Wishart exponential families on cones related to tridiagonal matrices

Abstract

Let G be the graph corresponding to the graphical model of nearest neighbor interaction in a Gaussian character. We study Natural Exponential Families (NEF) of Wishart distributions on convex cones \(Q_G\) and \(P_G\), where \(P_G\) is the cone of tridiagonal positive definite real symmetric matrices, and \(Q_G\) is the dual cone of \(P_G\). The Wishart NEF that we construct include Wishart distributions considered earlier for models based on decomposable(chordal) graphs. Our approach is, however, different and allows us to study the basic objects of Wishart NEF on the cones \(Q_G\) and \(P_G\).

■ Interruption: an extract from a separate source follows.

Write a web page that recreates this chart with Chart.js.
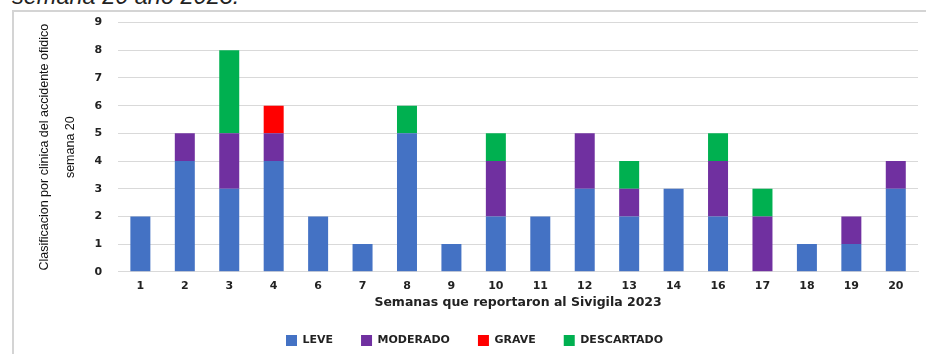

We determine Riesz measures generating Wishart exponential families on \(Q_G\) and \(P_G\), and we give the quadratic construction of these Riesz measures and exponential families. The mean, inverse-mean, covariance and variance functions, as well as moments of higher order, are studied and their explicit formulas are given.

Appendix

We list here some properties of triangular matrices, used in proofs.

Lemma 7

1. 1.

   Let \( A= K^0\), where \(K=A_{\{1:k\}}\) and let L be lower triangular and U upper triangular \(n\times n\) matrices. Then \(UAL=\left( U_{\{1:k\}}KL_{\{1:k\}}\right) ^0. \)

2. 2.

   Let M, L, U be matrices \(n\times n\), with L lower triangular and U upper triangular. Then, for all \(i=1,\ldots , n\), \((LMU)_{\{1:i\}}= L_{\{1:i\}}M_{\{1:i\}} U_{\{1:i\}}\) and \((UML)_{\{i:n\}}=U_{\{i:n\}}M_{\{i:n\}}L_{\{i:n\}}\).

3. 3.

   If T is an invertible triangular matrix then \((T_{\{1:k\}})^{-1}=(T^{-1})_{\{1:k\}}\) for all \(k=1,\ldots , n\).